Prigioniero di un cliché. Ho dei ruoli che mi sono dato nel tempo. Di bravo ragazzo quando ero adolescente per ottenere fiducia e favori. Poi di persona seria, per entrare nelle simpatie delle donne, avvicinarle senza timore di essere respinto – e questo mi ha accoppiato con Gi prima e Emme poi. Adesso, dopo altre sessant’anni, quello di uomo posato, affidabile e di cultura.
Mi sta un po’ stretto questo ultimo abito, ma faccio fatica ad essere il contrario di questo. Se appena trascendo, restano tutti spaesati. Allora cerco ambienti nuovi, vergini, dove essere altro dal solito me. Esagerare con l’ironia, apparire più superficiale. Ma sono talmente disabituato che, prima di parlare, cerco le parole adatte al ruolo. Sono il primo a non voler tradire il mio personaggio
Oltre alla cerchia di amici e famigliari, dove non mi discosto dalla maschera, ho tre palcoscenici dove offrire nuovi aspetti della mia poliedrica personalità. Da alcuni anni è il gruppo di lettori ad alta voce. Che tuttavia non mi consente molti spazi di trasgressione, nonostante relazioni rilassate che mi permettono meno attenzione al linguaggio. Mi lascio pure canzonare sui miei limiti, senza sentirmi ferito nell’orgoglio. E’ proverbiale la mia disattenzione e la memoria corta sulla quale rido con le amiche lettrici. Sono il primo a sgretolare l’immagine di perfezione che non sempre mi è di aiuto.
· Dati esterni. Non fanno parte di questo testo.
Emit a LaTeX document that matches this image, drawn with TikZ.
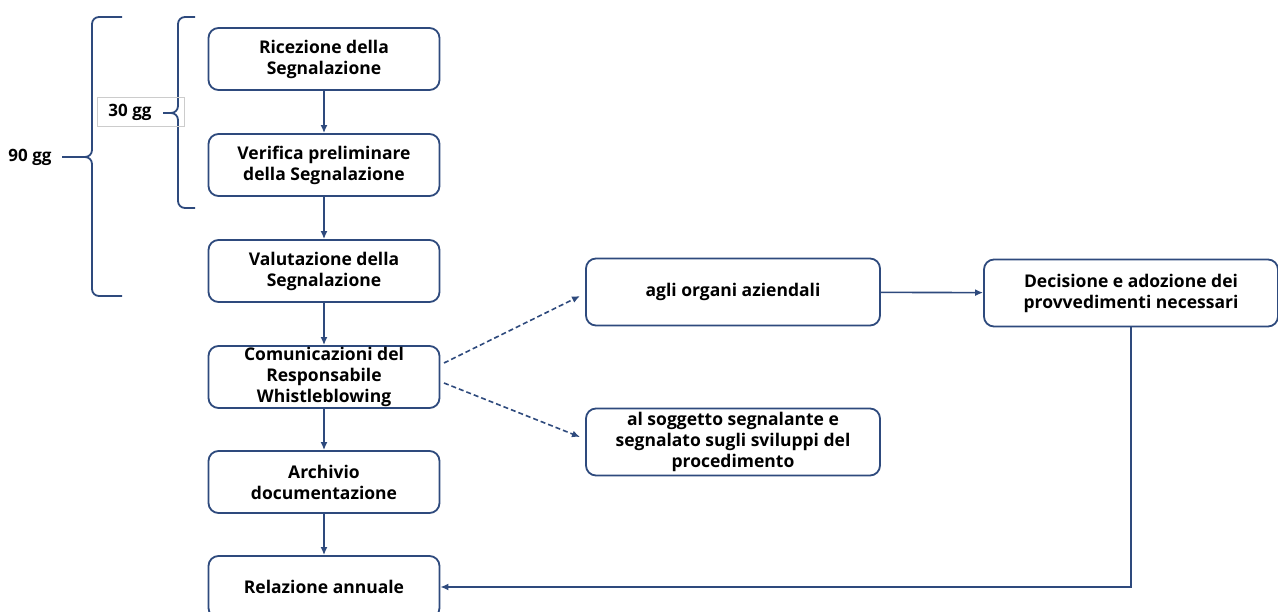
\documentclass[tikz,border=0pt]{standalone}
\usepackage{fontspec}
\setmainfont{Open Sans}
\usetikzlibrary{arrows.meta,positioning}
\definecolor{navy}{HTML}{2E4A7D}
\tikzset{
  stepbox/.style={draw=navy, line width=1.8pt, rounded corners=10pt, minimum width=231pt, minimum height=62pt, align=center, font=\bfseries\fontsize{17.5}{21}\selectfont, inner sep=1pt},
  sidebox/.style={stepbox, minimum width=294pt, minimum height=67pt},
  flow/.style={navy, line width=1.6pt, -{Latex[length=8pt,width=7pt]}},
  dflow/.style={flow, dashed, dash pattern=on 5pt off 3pt},
  brace/.style={navy, line width=1.8pt, rounded corners=7pt},
  lbl/.style={font=\bfseries\fontsize{17}{20}\selectfont}
}
\begin{document}
\begin{tikzpicture}[x=1pt,y=-1pt]
  \useasboundingbox (0,0) rectangle (1278,612);
  % colonna principale
  \node[stepbox] (ric) at (324,59) {Ricezione della\\Segnalazione};
  \node[stepbox] (ver) at (324,165) {Verifica preliminare\\della Segnalazione};
  \node[stepbox] (val) at (324,271) {Valutazione della\\Segnalazione};
  \node[stepbox] (com) at (324,377) {Comunicazioni del\\Responsabile\\Whistleblowing};
  \node[stepbox] (arc) at (324,482) {Archivio\\documentazione};
  \node[stepbox] (rel) at (324,587) {Relazione annuale};
  % lato destro
  \node[sidebox] (org) at (733,292) {agli organi aziendali};
  \node[sidebox] (sog) at (733,442) {al soggetto segnalante e\\segnalato sugli sviluppi del\\procedimento};
  \node[sidebox] (dec) at (1131,293) {Decisione e adozione dei\\provvedimenti necessari};
  \draw[flow] (ric) -- (ver);
  \draw[flow] (ver) -- (val);
  \draw[flow] (val) -- (com);
  \draw[flow] (com) -- (arc);
  \draw[flow] (arc) -- (rel);
  \coordinate (c1) at (444,363);
  \coordinate (c2) at (444,383);
  \draw[dflow] (c1) -- (580,296);
  \draw[dflow] (c2) -- (580,437);
  \draw[flow] (org) -- (dec);
  \draw[flow] (dec.south) |- (rel.east);
  % parentesi
  \draw[brace] (122,17) -- (92,17) -- (92,157) -- (86,157);
  \draw[brace] (122,296) -- (92,296) -- (92,157) -- (86,157);
  \draw[navy, line width=1.8pt] (62,157) -- (88,157);
  \node[lbl] (g90) at (30,157) {90 gg};
  \draw[brace] (195,17) -- (178,17) -- (178,113) -- (172,113);
  \draw[brace] (195,208) -- (178,208) -- (178,113) -- (172,113);
  \node[draw=black!20, line width=0.8pt, minimum width=87pt, minimum height=29pt, anchor=west] (g30) at (97,112) {};
  \node[lbl] at (130,112) {30 gg};
  \draw[navy, line width=1.8pt] (163,113) -- (174,113);
\end{tikzpicture}
\end{document}
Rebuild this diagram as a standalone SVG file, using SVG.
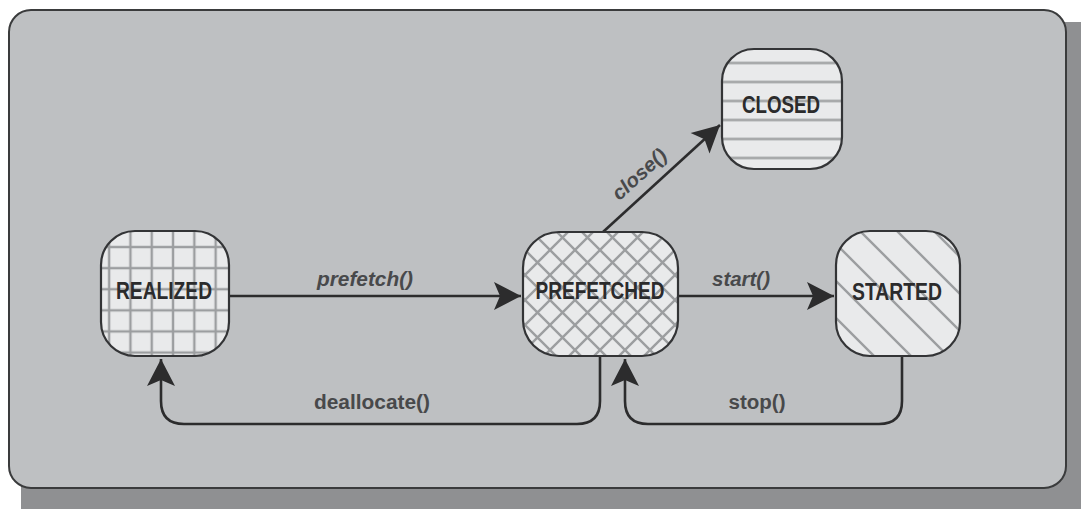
<svg xmlns="http://www.w3.org/2000/svg" width="1081" height="509" viewBox="0 0 1081 509">
<style>
.node{stroke:#333436;stroke-width:2.2}
.ntext{font-family:"Liberation Sans Narrow","Liberation Sans",Arial,sans-serif;font-weight:bold;font-size:24px;fill:#2b2b2c;text-anchor:middle}
.edge{fill:none;stroke:#2c2c2d;stroke-width:2.6}
.lbl{font-family:"Liberation Sans",Arial,sans-serif;font-weight:bold;font-size:20px;fill:#48494b}
.it{font-style:italic}
.hatch{stroke:#9c9ea0;stroke-width:2.4;fill:none}
</style>
<defs>
<pattern id="grid" patternUnits="userSpaceOnUse" x="98.5" y="236.5" width="21.3" height="21.1">
<rect width="21.3" height="21.1" fill="#e9eaeb"/>
<path class="hatch" d="M10.65,0 V21.1 M0,10.55 H21.3"/>
</pattern>
<pattern id="cross" patternUnits="userSpaceOnUse" x="0" y="0" width="25" height="25">
<rect width="25" height="25" fill="#e9eaeb"/>
<path class="hatch" d="M0,0 L25,25 M25,0 L0,25 M-5,20 L5,30 M20,-5 L30,5 M-5,5 L5,-5 M20,30 L30,20"/>
</pattern>
<pattern id="diag" patternUnits="userSpaceOnUse" x="0" y="0" width="37" height="37">
<rect width="37" height="37" fill="#e9eaeb"/>
<path class="hatch" d="M0,0 L37,37 M-5,32 L5,42 M32,-5 L42,5"/>
</pattern>
<pattern id="horiz" patternUnits="userSpaceOnUse" x="0" y="53.5" width="20" height="19">
<rect width="20" height="19" fill="#e9eaeb"/>
<path class="hatch" d="M0,9.5 H20"/>
</pattern>
<marker id="arr" markerUnits="userSpaceOnUse" viewBox="-1 -16 30 32" markerWidth="30" markerHeight="32" refX="27" refY="0" orient="auto">
<path d="M0,-14 L27,0 L0,14 L6,0 Z" fill="#2c2c2d"/>
</marker>
</defs>
<rect x="0" y="0" width="1081" height="509" fill="#ffffff"/>
<rect x="21" y="22" width="1080" height="510" rx="22" fill="#8f9092"/>
<rect x="9" y="10" width="1057" height="478" rx="22" fill="#bec0c2" stroke="#3a3b3c" stroke-width="2"/>
<g id="connectors">
<path class="edge" d="M229,296 H521" marker-end="url(#arr)"/>
<path class="edge" d="M678,296 H834" marker-end="url(#arr)"/>
<path class="edge" d="M603,232 L720,125" marker-end="url(#arr)"/>
<path class="edge" d="M600,356 V401 Q600,424 577,424 H184 Q161,424 161,401 V359" marker-end="url(#arr)"/>
<path class="edge" d="M902,356 V401 Q902,424 879,424 H648 Q625,424 625,401 V359" marker-end="url(#arr)"/>
<text class="lbl it" x="365" y="286" text-anchor="middle" textLength="96" lengthAdjust="spacingAndGlyphs">prefetch()</text>
<text class="lbl it" x="741" y="286" text-anchor="middle" textLength="58" lengthAdjust="spacingAndGlyphs">start()</text>
<text class="lbl it" x="639" y="181" text-anchor="middle" transform="rotate(-42 639 174)" textLength="66" lengthAdjust="spacingAndGlyphs">close()</text>
<text class="lbl" x="372" y="409" text-anchor="middle" textLength="116" lengthAdjust="spacingAndGlyphs">deallocate()</text>
<text class="lbl" x="757" y="409" text-anchor="middle" textLength="57" lengthAdjust="spacingAndGlyphs">stop()</text>
</g>
<g id="realized">
<rect class="node" x="101" y="231" width="128" height="125" rx="34" fill="url(#grid)"/>
<text class="ntext" x="164" y="299" textLength="96" lengthAdjust="spacingAndGlyphs">REALIZED</text>
</g>
<g id="prefetched">
<rect class="node" x="523" y="232" width="155" height="124" rx="36" fill="url(#cross)"/>
<text class="ntext" x="600" y="299" textLength="129" lengthAdjust="spacingAndGlyphs">PREFETCHED</text>
</g>
<g id="started">
<rect class="node" x="836" y="231" width="124" height="125" rx="34" fill="url(#diag)"/>
<text class="ntext" x="897" y="300" textLength="90" lengthAdjust="spacingAndGlyphs">STARTED</text>
</g>
<g id="closed">
<rect class="node" x="722" y="49" width="120" height="120" rx="32" fill="url(#horiz)"/>
<text class="ntext" x="781" y="113" textLength="78" lengthAdjust="spacingAndGlyphs">CLOSED</text>
</g>
</svg>
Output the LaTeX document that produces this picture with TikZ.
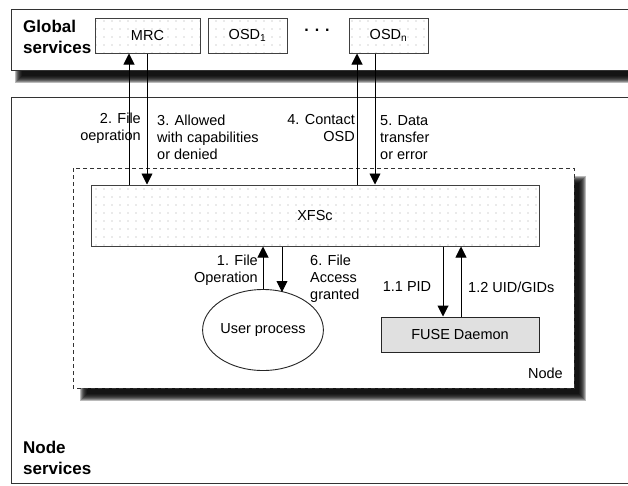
\documentclass[tikz,border=0pt]{standalone}
\usepackage{fontspec}
\setmainfont{Liberation Sans}
\usetikzlibrary{arrows.meta,shapes.geometric,patterns.meta}
\newcommand\lblfont{\fontsize{14.5}{17}\selectfont}
\newcommand\bldfont{\fontsize{17}{21}\selectfont\bfseries}
\newcommand\softshadow[4]{%
  \foreach \k in {0,...,7}{\fill[black,opacity=0.27] (#1+\k,#2+\k) rectangle (#3-\k,#4-\k);}}
\begin{document}
\begin{tikzpicture}[x=1pt,y=-1pt,
  dotbox/.style={draw=black!75, line width=1pt, pattern={Dots[radius=0.55pt,distance=8pt]},
    pattern color=black!35, minimum height=35pt, inner sep=0pt, font=\lblfont},
  arr/.style={-{Triangle[length=11pt,width=11pt]}, line width=1pt, draw=black},
  arrg/.style={-{Triangle[length=11pt,width=11pt]}, line width=0.9pt, draw=black!70, color=black},
  lbl/.style={inner sep=0pt, font=\lblfont},
  bld/.style={inner sep=0pt, font=\bldfont, align=left}]
\useasboundingbox (0,0) rectangle (628,485);
% shadows
\softshadow{15}{14}{660}{83}
\softshadow{80}{176}{586}{401}
% global services box
\filldraw[fill=white, draw=black!80, line width=1pt] (11,9) rectangle (660,70);
% node services box
\draw[black!80, line width=1pt] (11,97) rectangle (660,483.5);
% node dashed box
\filldraw[fill=white, draw=black!80, line width=0.9pt, dash pattern=on 4pt off 3pt] (73,168) rectangle (574,388);

\node[bld, anchor=west] (gs) at (23,36.5) {Global\\services};
\node[bld, anchor=west] (ns) at (23,457.5) {Node\\services};

\node[dotbox, minimum width=105pt] (mrc) at (147.5,35.5) {MRC};
\node[dotbox, minimum width=79pt] (osd1) at (247.5,35.5) {OSD\textsubscript{1}};
\node[lbl, anchor=base, font=\fontsize{16}{17}\selectfont\bfseries] (dots) at (317,31) {.\hspace{6pt}.\hspace{6pt}.};
\node[dotbox, minimum width=79pt] (osdn) at (388.5,35.5) {OSD\textsubscript{n}};

\node[dotbox, minimum width=448pt, minimum height=61pt] (xfsc) at (315,215.5) {XFSc};
\node[draw=black!85, fill=black!12, line width=1pt, minimum width=158pt, minimum height=35pt,
  inner sep=0pt, font=\lblfont] (fuse) at (460,334.5) {FUSE Daemon};
\node[draw=black!85, ellipse, line width=0.9pt, fill=white, minimum width=104pt, minimum height=81pt,
  inner sep=0pt, font=\lblfont] (user) at (263,330) {User process};
\node[lbl, anchor=east] (nodelbl) at (563,373) {Node};

% column coordinates
\coordinate (c2) at (129,0);
\coordinate (c3) at (147,0);
\coordinate (c4) at (357,0);
\coordinate (c5) at (375,0);
\coordinate (c6) at (282,0);
\coordinate (c11) at (443,0);
\coordinate (c12) at (461,0);
\coordinate (u6) at (282,292);

\draw[arr] (xfsc.north -| c2) -- (mrc.south -| c2);
\draw[arrg] (mrc.south -| c3) -- (xfsc.north -| c3);
\draw[arr] (xfsc.north -| c4) -- (osdn.south -| c4);
\draw[arrg] (osdn.south -| c5) -- (xfsc.north -| c5);
\draw[arr] (user.north) -- (xfsc.south -| user.north);
\draw[arrg] (xfsc.south -| c6) -- (u6);
\draw[arr] (xfsc.south -| c11) -- (fuse.north -| c11);
\draw[arrg] (fuse.north -| c12) -- (xfsc.south -| c12);

\node[lbl, anchor=east, align=right] (l2) at (141,128.5) {2. File\\oepration};
\node[lbl, anchor=west, align=left] (l3) at (157,137.5) {3. Allowed\\with capabilities\\or denied};
\node[lbl, anchor=east, align=right] (l4) at (355,128.5) {4. Contact\\OSD};
\node[lbl, anchor=west, align=left] (l5) at (380,137.5) {5. Data\\transfer\\or error};
\node[lbl, anchor=east, align=right] (l1) at (258,270) {1. File\\Operation};
\node[lbl, anchor=west, align=left] (l6) at (310,278.5) {6. File\\Access\\granted};
\node[lbl] (l11) at (407,287) {1.1 PID};
\node[lbl, anchor=west] (l12) at (468,287) {1.2 UID/GIDs};
\end{tikzpicture}
\end{document}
Il bello di questo gruppo è la condivisione di eventi letterari dove leggiamo per gli altri. Alcune lettrici in particolare sono persone che mi fanno stare bene
Ci sono poi due luoghi dove sono atteso settimanalmente con trepidazione e interesse. Che si tratti dei giovani disabili del centro diurno o gli anziani ospiti della casa di riposo, essi costituiscono il mio pubblico di elezione. Leggo cose scelte da me, parlo di argomenti di carattere anche personale e canto accompagnato dalla chitarra, con poca perizia ma in maniera accettabile. Insomma mi esibisco senza pudore o timore di giudizio e, per quanto resti immutata la mia reputazione, riesco a far emergere la mia parte creativa. E questo mi fa stare bene.
C’è anche un altro ambito dove raccolgo consensi. Organizzo ogni weekend escursioni per amiche e amici che si affidano alla mia esperienza. Questa mansione da leader, responsabile del loro tempo libero, è ciò di cui avevo bisogno. Avendo fama di persona affidabile non è stato difficile dimostrare le mie competenze sull’argomento e ottenere fiducia. Guidare le persone su percorsi impegnativi, ma gratificanti per chi partecipa, è una grande soddisfazione. E il gruppo cresce. Ma allora perché mi sento prigioniero di un cliché?